AnorexicPretty:
From what I understand, you are a Feeder and in doubt because you suspect you could also be a Feedee?
The topic is not about gaining or not gaining - so even well meaning advice about „you should work on what holds you back“ is a beautiful thing to receive in a forum and also supportive, I suspect that it’s not what you are searching for.
You are questioning yourself and your Fetish thoroughly I guess, it reads to me like you being in doubt if you are able to fulfill expectancies of a partner and enjoy the feeder/active/dominant/whatever part yourself at all - no matter the flavor - but in the end a fetish can develop over time, sometimes changing into a different version of itself. So even if you are not a Feeder yet but instead a Feedee right now, you might develop into a Feeder in a year or two. Fetishes are a bit like Pokemon, need to catch them all 😬
Thanks for your reply!
You are right that I am questioning my kink and how I fit into this community.
As I see it now, I have both a feeder and a feedee side.
I recognize this feeder side because I like it when others gain weight.
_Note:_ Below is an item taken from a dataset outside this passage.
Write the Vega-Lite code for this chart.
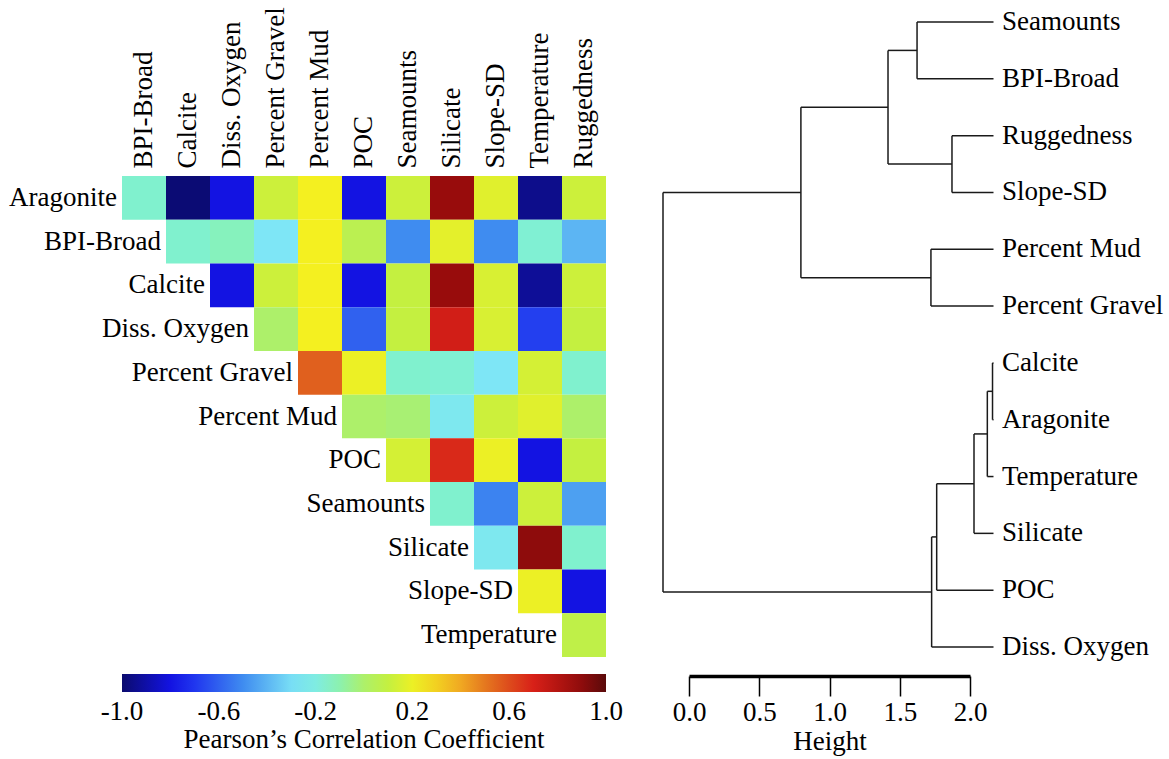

But I do have a feedee side aswell.
This side I recognize when I pad and enjoy a fatter version of myself or when I role play on Kik. Nothing turns me on like someone describing a timeline for me of how fat I’ll get under their influence.
To make it all even more complicated, depending on the situation I feel a certain role stronger.
While I like both fat men and women, I prefer a fat woman over a fat men.
So when talking to another woman, I find that my feeder side is more prominent.
The other way around, when I talk to a man, my feedee side is more prominent.
This makes that ever since I downloaded Kik (little over a month now?) my feedee side is indulged a lot more, as most of the people that message me are men (out of 100 messages no less than 2 were from women).
As someone who’s conflicted about gaining for real because of my history with anorexia, talking to these men is a though line to walk.
I constantly feel pressured to try gaining. Even when they don’t pressure me at all, I still fear that they’ll lose interest in me as my body stays the same (apart from the fluctuations between empty morning belly and stuffed evening belly). After all there are many lovely fatter women on FF.
And some days I really want to gain and become chubby or even fat. I’m tired of feeling bad about my body and when I see someone happily showing of their belly, I think: that could be me.
But then other days I feel really bad about my body and hate the little layer of fat that I already have and gaining seems line the worst thing in the world.